The mistake seems to be demanding specific technologies (BEVs and heat pumps), to fulfil an agreed goal, rather than setting targets and allowing market forces, industry and science to find the means to meet them: batteries; hydrogen; solar; tidal; small and large scale nuclear; air and ground heat pumps; combined heat and power systems; synthetic fuels – let a thousand flowers bloom.

Such a policy framework might actually help the UK redress its lack of scale and expertise in many of these fields, and avoid expensive errors in what might turn out to be dead-end ideas.

Though there are signs of that creative, pluralistic approach in Mr Shapps’s strategy, it falls far short of what is needed to make the UK the energy superpower once promised by Mr Johnson – the “Saudi Arabia of wind”, as he put it.

The strategy does the right things, but not at the scale nor the speed required. Given the UK’s economic problems, it is perhaps not Mr Shapps’s fault that there is as yet no British answer to President Biden’s huge £369bn package of tax credits and other subsidies for green technology; nor to the parallel bold moves envisaged by the European Union.

The vast subsidies that will soon be available for the widest range of green schemes in the US and EU threatens to destroy the remains of Britain’s car industry, its power generation business and much else besides, as companies and investors eye the far more lucrative state-guaranteed returns available in the US and continental Europe.

The response of the chancellor, Jeremy Hunt, is to conduct some further consultations and to attack Joe Biden for leading a “distortive” global subsidy race, arguing that the long-term solution to the threat of protectionism was “not subsidy but security”.

Mr Hunt may be right about that, but he is not going to change any minds in the White House, the US Congress – or, for that matter, the European Commission and the Chinese politburo.

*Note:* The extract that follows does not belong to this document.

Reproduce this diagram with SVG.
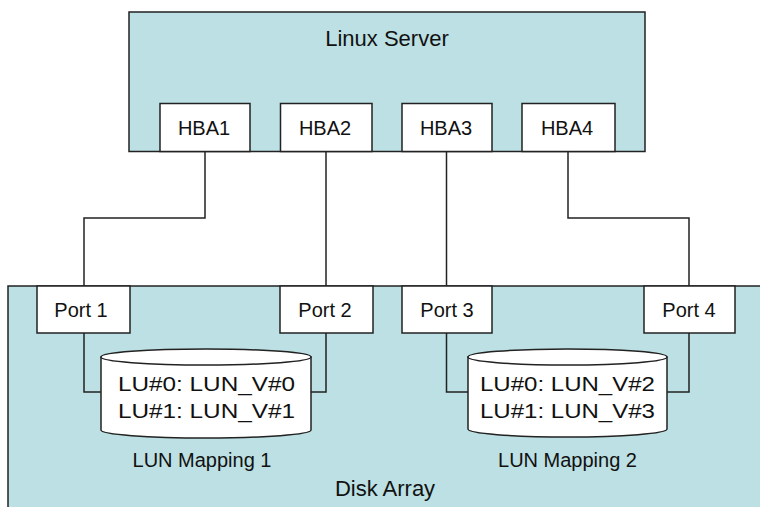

Without any wish to be partisan, there is a feeling that the initiative in these matters, as in others, is falling to the Labour Party. By around this time next year Rishi Sunak, Mr Hunt and Mr Shapps may not be running energy policy.

The polls certainly indicate that the voters think it is time for a change, and after 13 years of hugging huskies, campaigns against plastic straws and the dumping of too much raw sewage into too many rivers, it does also seem time that the UK got more serious about its energy policy and the climate crisis.

In fact, and contrary to Mr Shapps’s view, the UK probably does need some sort of eco-warrior, such are the stakes for the economy and the environment.